Prana and breath are often seen as one and the same thing because enters the body via the breath – but they’re not exactly the same. It does mean though that all that focus yoga has on breathing means you’re getting more prana into your body. Plus the practice of asana purifies and strengthens the body so you’re able to handle a stronger flow of prana. Just like 20,000 volts through a light bulb would blow the bulb, so too do our bodies have to be conditioned to receive higher and higher flows of prana.
When the body is all tight and weak, it’s like those nadis have landslides blocking them, or they’re all cracked and weak. Prana can’t travel freely, so you’re not getting energy to all your body’s cells.
As you get stronger and more open, the nadis open up and more and more prana can flow freely along them.
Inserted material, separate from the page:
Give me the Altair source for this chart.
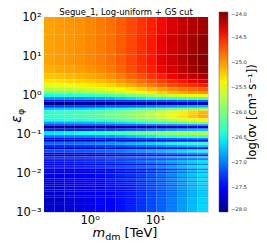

Your entire body becomes energised – which is one reason why yoga makes you feel so good.
So when you practice asana, it is about finding the alignment of the muscles, bones and organs which creates shapes that look a certain way.
Yet another way to think about it is rearranging your physical body around energetic lines so prana can flow freely.
It’s the inside-out method of asana, as opposed to the outside-in method. Both of which end up in the same place.
Doing yoga from the inside out is what made my downward dog look like that. I was arranging my body around freely flowing prana. It doesn’t look the way we think downward dog “should” look, but prana is able to flow along through my spine, and with time, my legs will gradually open up, and one day even my feet will be flat on the ground.
So doing asana “right” isn’t so much about being perfect in the pose, but being perfect with where you are at in the pose – bent legs and all, so that prana can flow freely – starting with the spine usually and then moving out into the limbs.
At first when you practice, you may not be able to tune into the subtle sensation of prana in the body – but you can tune into the feeling of breath in your body. Make you focus finding your breath first in the nostril’s, then in the lungs, and finally out into the spine, limbs and extremities and eventually you’ll begin to discern prana flowing around your body.
Or maybe it’s your body that begins to flow around prana.